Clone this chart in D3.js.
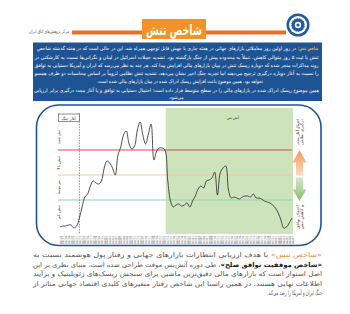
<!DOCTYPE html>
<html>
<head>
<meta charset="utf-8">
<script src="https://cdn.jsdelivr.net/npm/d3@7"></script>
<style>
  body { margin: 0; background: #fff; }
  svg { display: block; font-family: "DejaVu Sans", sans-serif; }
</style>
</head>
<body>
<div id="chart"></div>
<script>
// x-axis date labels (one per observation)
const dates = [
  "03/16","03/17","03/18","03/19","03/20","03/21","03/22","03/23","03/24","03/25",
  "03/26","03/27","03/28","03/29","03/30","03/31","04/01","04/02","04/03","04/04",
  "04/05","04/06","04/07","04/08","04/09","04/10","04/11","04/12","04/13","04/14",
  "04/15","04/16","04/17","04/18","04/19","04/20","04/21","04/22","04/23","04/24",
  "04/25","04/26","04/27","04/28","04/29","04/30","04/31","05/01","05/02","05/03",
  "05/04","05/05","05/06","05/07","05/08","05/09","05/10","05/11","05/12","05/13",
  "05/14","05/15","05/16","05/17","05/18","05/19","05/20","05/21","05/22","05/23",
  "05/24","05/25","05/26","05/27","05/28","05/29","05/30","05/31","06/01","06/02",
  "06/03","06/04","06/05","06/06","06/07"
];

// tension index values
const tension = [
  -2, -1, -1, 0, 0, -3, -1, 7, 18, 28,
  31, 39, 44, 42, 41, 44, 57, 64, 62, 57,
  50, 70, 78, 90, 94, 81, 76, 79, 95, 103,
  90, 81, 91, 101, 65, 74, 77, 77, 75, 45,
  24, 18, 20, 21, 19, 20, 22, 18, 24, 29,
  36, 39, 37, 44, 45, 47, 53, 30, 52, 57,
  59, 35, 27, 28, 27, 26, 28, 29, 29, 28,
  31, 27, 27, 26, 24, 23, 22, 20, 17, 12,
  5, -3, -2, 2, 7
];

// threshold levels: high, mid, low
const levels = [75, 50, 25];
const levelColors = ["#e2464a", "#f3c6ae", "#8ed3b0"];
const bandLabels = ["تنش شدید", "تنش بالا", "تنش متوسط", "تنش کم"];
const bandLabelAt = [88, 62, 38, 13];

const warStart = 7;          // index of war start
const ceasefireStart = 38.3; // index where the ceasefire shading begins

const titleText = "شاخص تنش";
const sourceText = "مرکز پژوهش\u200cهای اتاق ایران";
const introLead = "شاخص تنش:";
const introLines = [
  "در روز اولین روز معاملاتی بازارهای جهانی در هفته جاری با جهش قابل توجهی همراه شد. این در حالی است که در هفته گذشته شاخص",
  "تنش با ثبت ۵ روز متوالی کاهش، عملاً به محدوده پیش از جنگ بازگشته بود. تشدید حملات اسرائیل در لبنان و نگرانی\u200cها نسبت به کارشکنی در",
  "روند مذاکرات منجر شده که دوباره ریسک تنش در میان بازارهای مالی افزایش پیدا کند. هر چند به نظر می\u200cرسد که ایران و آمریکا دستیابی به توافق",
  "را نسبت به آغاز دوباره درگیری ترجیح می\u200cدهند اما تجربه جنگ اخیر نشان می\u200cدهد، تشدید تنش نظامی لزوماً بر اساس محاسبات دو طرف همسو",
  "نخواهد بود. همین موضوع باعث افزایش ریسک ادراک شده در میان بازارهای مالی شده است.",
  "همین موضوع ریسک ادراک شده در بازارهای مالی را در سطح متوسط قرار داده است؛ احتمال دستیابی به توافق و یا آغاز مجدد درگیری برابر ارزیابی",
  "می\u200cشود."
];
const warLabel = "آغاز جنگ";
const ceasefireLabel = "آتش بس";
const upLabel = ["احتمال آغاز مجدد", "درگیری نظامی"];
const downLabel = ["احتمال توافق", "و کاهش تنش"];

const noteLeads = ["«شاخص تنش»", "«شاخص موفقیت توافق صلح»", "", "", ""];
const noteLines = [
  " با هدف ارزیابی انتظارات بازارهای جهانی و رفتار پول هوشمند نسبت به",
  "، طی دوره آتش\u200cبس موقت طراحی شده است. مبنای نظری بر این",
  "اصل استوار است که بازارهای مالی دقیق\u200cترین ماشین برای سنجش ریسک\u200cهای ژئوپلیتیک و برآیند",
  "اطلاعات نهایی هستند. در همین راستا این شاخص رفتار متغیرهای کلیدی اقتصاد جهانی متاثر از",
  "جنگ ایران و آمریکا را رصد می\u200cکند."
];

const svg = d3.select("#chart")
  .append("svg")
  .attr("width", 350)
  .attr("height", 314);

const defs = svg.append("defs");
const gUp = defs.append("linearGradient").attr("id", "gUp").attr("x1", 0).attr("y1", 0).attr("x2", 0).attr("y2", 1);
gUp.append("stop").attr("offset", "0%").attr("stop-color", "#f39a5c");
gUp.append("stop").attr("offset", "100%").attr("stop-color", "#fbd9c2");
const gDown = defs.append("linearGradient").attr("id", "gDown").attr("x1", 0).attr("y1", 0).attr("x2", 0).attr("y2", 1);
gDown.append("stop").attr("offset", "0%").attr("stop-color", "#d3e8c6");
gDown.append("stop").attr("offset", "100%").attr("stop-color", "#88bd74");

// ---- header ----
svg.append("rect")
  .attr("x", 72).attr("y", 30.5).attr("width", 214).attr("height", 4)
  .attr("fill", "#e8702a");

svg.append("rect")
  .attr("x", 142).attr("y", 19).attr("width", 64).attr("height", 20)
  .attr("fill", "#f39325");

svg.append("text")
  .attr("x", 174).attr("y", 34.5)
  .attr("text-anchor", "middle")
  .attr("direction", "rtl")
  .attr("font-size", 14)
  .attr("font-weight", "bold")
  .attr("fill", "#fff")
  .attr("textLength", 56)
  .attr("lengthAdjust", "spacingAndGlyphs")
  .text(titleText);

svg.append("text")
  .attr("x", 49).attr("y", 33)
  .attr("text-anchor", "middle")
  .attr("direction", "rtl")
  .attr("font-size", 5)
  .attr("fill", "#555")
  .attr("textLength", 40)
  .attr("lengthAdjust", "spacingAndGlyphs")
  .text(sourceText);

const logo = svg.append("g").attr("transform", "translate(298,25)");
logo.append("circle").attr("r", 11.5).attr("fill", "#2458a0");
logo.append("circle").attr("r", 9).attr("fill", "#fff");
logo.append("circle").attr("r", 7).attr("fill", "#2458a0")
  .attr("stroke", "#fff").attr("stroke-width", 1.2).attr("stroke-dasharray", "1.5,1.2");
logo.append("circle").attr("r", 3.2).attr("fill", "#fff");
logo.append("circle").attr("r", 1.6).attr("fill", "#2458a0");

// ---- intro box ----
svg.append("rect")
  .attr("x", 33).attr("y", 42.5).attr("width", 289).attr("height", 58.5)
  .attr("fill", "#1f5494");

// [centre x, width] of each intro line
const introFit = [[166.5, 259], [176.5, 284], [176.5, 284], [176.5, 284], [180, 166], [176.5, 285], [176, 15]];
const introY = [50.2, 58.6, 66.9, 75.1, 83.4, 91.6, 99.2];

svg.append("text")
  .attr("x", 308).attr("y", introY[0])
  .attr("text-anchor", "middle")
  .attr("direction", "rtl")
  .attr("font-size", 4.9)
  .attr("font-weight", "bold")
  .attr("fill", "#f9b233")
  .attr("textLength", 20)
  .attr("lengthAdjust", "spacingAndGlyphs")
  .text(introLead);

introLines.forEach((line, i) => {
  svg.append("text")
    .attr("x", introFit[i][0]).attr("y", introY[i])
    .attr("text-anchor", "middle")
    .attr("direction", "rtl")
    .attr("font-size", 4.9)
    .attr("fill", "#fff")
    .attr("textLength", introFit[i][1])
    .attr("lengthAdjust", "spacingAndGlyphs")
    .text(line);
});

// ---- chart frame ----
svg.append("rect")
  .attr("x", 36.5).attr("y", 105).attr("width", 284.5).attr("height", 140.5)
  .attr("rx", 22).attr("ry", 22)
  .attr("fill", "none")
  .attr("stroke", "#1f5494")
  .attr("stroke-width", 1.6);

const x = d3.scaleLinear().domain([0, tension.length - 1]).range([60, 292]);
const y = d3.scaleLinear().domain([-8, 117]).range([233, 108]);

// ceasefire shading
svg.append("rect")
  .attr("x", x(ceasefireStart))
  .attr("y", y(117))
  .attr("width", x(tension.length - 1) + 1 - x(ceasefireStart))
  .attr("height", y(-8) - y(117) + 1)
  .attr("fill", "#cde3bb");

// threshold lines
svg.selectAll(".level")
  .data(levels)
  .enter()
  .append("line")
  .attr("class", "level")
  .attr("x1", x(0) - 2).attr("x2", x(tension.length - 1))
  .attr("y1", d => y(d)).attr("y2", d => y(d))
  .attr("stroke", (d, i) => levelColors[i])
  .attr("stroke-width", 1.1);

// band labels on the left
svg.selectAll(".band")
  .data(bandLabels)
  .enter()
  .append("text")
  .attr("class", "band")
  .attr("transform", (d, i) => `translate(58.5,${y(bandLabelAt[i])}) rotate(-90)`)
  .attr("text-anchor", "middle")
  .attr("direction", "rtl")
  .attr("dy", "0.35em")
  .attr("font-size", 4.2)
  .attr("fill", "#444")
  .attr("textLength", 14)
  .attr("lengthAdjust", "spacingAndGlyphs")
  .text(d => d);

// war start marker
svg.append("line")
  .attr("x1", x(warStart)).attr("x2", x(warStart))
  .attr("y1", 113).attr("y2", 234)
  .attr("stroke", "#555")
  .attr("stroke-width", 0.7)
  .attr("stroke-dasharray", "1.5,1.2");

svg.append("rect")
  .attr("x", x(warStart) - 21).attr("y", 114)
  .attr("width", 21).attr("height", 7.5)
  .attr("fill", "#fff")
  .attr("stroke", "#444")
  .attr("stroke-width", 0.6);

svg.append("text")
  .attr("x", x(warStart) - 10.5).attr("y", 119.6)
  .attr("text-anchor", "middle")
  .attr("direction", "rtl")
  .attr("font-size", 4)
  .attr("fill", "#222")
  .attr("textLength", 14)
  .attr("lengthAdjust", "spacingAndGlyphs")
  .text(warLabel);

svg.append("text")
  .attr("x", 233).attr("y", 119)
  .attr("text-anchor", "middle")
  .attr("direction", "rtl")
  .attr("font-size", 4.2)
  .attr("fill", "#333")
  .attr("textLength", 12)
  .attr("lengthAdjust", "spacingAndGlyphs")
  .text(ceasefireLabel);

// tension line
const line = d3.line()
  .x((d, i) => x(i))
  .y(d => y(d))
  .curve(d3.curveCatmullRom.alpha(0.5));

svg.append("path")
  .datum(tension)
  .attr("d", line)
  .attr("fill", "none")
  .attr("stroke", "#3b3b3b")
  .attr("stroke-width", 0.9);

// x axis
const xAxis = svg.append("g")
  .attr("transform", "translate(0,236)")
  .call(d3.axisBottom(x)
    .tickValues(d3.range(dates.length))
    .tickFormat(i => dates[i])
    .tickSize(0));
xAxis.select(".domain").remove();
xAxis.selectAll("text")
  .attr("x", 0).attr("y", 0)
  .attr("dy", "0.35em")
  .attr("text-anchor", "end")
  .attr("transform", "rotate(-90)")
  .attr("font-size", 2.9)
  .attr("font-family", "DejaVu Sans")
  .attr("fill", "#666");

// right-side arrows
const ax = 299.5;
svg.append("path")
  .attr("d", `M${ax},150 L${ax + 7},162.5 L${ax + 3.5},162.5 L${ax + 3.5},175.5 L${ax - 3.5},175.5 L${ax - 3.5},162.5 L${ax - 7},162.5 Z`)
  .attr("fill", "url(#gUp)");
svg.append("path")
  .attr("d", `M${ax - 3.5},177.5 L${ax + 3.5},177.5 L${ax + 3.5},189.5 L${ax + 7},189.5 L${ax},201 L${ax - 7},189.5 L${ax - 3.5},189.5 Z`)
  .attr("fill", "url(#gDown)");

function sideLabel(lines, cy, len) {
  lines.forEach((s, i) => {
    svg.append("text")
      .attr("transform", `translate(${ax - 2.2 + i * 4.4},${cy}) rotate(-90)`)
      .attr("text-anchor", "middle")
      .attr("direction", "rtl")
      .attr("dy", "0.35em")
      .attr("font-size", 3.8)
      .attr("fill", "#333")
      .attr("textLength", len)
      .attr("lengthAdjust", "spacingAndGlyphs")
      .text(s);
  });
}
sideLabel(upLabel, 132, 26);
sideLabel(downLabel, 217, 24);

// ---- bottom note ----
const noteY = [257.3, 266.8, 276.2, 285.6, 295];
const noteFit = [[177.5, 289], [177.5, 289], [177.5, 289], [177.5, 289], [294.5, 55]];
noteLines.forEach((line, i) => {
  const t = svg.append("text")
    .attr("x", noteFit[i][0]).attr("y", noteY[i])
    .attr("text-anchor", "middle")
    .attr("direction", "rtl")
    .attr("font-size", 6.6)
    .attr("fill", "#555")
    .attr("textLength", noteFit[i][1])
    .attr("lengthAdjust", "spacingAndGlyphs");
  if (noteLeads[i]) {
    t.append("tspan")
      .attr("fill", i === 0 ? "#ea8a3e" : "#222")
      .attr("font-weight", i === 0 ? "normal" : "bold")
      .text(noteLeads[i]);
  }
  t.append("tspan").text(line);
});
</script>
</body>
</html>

# # #

**PROBLEM TO SOLVE:**
Repeat, with no pictures, each line from the beginning of the data through the line containing "const ceasefireStart = 38.3;", inclusive.

**TASK RESULT:**
Clone this chart in D3.js.
<!DOCTYPE html>
<html>
<head>
<meta charset="utf-8">
<script src="https://cdn.jsdelivr.net/npm/d3@7"></script>
<style>
  body { margin: 0; background: #fff; }
  svg { display: block; font-family: "DejaVu Sans", sans-serif; }
</style>
</head>
<body>
<div id="chart"></div>
<script>
// x-axis date labels (one per observation)
const dates = [
  "03/16","03/17","03/18","03/19","03/20","03/21","03/22","03/23","03/24","03/25",
  "03/26","03/27","03/28","03/29","03/30","03/31","04/01","04/02","04/03","04/04",
  "04/05","04/06","04/07","04/08","04/09","04/10","04/11","04/12","04/13","04/14",
  "04/15","04/16","04/17","04/18","04/19","04/20","04/21","04/22","04/23","04/24",
  "04/25","04/26","04/27","04/28","04/29","04/30","04/31","05/01","05/02","05/03",
  "05/04","05/05","05/06","05/07","05/08","05/09","05/10","05/11","05/12","05/13",
  "05/14","05/15","05/16","05/17","05/18","05/19","05/20","05/21","05/22","05/23",
  "05/24","05/25","05/26","05/27","05/28","05/29","05/30","05/31","06/01","06/02",
  "06/03","06/04","06/05","06/06","06/07"
];

// tension index values
const tension = [
  -2, -1, -1, 0, 0, -3, -1, 7, 18, 28,
  31, 39, 44, 42, 41, 44, 57, 64, 62, 57,
  50, 70, 78, 90, 94, 81, 76, 79, 95, 103,
  90, 81, 91, 101, 65, 74, 77, 77, 75, 45,
  24, 18, 20, 21, 19, 20, 22, 18, 24, 29,
  36, 39, 37, 44, 45, 47, 53, 30, 52, 57,
  59, 35, 27, 28, 27, 26, 28, 29, 29, 28,
  31, 27, 27, 26, 24, 23, 22, 20, 17, 12,
  5, -3, -2, 2, 7
];

// threshold levels: high, mid, low
const levels = [75, 50, 25];
const levelColors = ["#e2464a", "#f3c6ae", "#8ed3b0"];
const bandLabels = ["تنش شدید", "تنش بالا", "تنش متوسط", "تنش کم"];
const bandLabelAt = [88, 62, 38, 13];

const warStart = 7;          // index of war start
const ceasefireStart = 38.3; // index where the ceasefire shading begins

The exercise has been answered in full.